I think of that time as a one of hardship, pain and suffering, and going out of my comfort zone and into fire. Not being tough parents but making hard decisions that hurt everyone at the time and caused great emotion, but much later those decisions were seen to be spot on, to be exactly what was needed when it was needed even though they came with costs. I know the Lord was with me, us, during that time, but everyone in our world looked at us askance, many even condemned us.
It made the pain worse, so much so that sometimes I questioned it. Why weren’t we good enough? Should I, we, have just let one child beat the snot out of the other all the time? What about if I let my kids go play in the street and then get mad at the cars that struck them because I didn’t set boundaries for where to play and step in to enforce them when needed? Is it okay to let a child do whatever he or she wants without interference so long as they are happy doing it? Here, Sally, of course you can put the fork in the outlet…you’re having fun. None of us think that is in any way reasonable, right?
But we expect that of God. We expect him to sit back and just smile on whatever choices we make and then make darn sure nothing happens to us when we stick that fork in the outlet. And when it does, we get mad and we stop believing, stop having faith.
Or maybe we were the innocent ones and other people were pushing the fork in the outlet, people we love and trust and look to protect us and care for us and treat us fair and right, but didn’t. Where, oh God, were you then? Why didn’t you swoop in and save us? Why did you let us go through this? Why, why, why?
That’s the hardest of all. And I don’t know if we will ever find an answer this side of Heaven.
But I do know what we will find here on earth if we want it…we will find God was with us, we will find that nothing touched us without passing through Him because He gives us the tools we need to go through whatever it is…if we believe and turn to Him. He is the comforter, the healer, the maker, the creator…and wants us to know we are loved through any and every circumstance.

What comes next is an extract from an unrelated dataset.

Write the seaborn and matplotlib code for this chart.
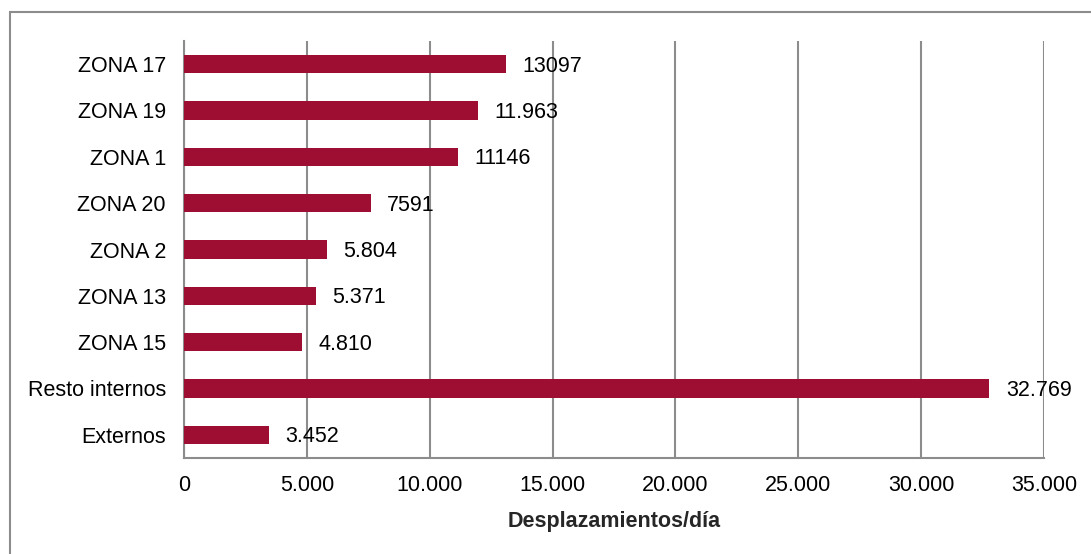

How? How did God show me that when all the awful and terrible was happening?
Maybe it was the strength you had to go through it. Maybe it was one kind soul who you could turn to. Maybe it was a special animal that you whispered your hurts to. Maybe it was a book that let you escape your world for an hour or two. Maybe it was the something in your heart that kept telling you to go on, go on, you can do this. Maybe it was anger, anger that you turned to determination, something good and useful and purposeful, to help you not be the person who hurts others like that.
But you hold on to the anger with God and the disbelief because if you give even a tiny bit of your heart there, you’re afraid it’ll break again.
Fear. It’s fear that traps and holds us.
What if the truth hurts more than what happened? What if the truth is that whatever happened to hurt you really has nothing to do with you?
When we made the hard decision to let this little girl go to another family, one thing kept running through my mind…this might not be about me, us. This might be about her, her needs that we aren’t capable of meeting. And though I was blasted, criticized, and ostracized, this little girl went to a place where she got the help she needed, found the parents who could meet her where she was, and give her all she deserved. It wasn’t about me. It wasn’t about Aaron. It wasn’t about us. We were the fall out, as unfair as that was, but years later, it was good.
Ah, you say, this isn’t the same as my hurts. Hurt, pain, grief and suffering are still hurt, pain, grief and suffering. It’s what we do with it, how we live with and through it, that makes us who we are.
Believing is a choice, too. Believing and accepting God’s promises. And when that happens, faith occurs. Faith is believing in something we cannot see or touch, but life gives us experiences that, when lived in faith in Christ, crushes doubt.
We have a good God. Bad things break our hearts, minds, bodies, families, marriages, homes, etc. God is still God. And He hasn’t given up on you.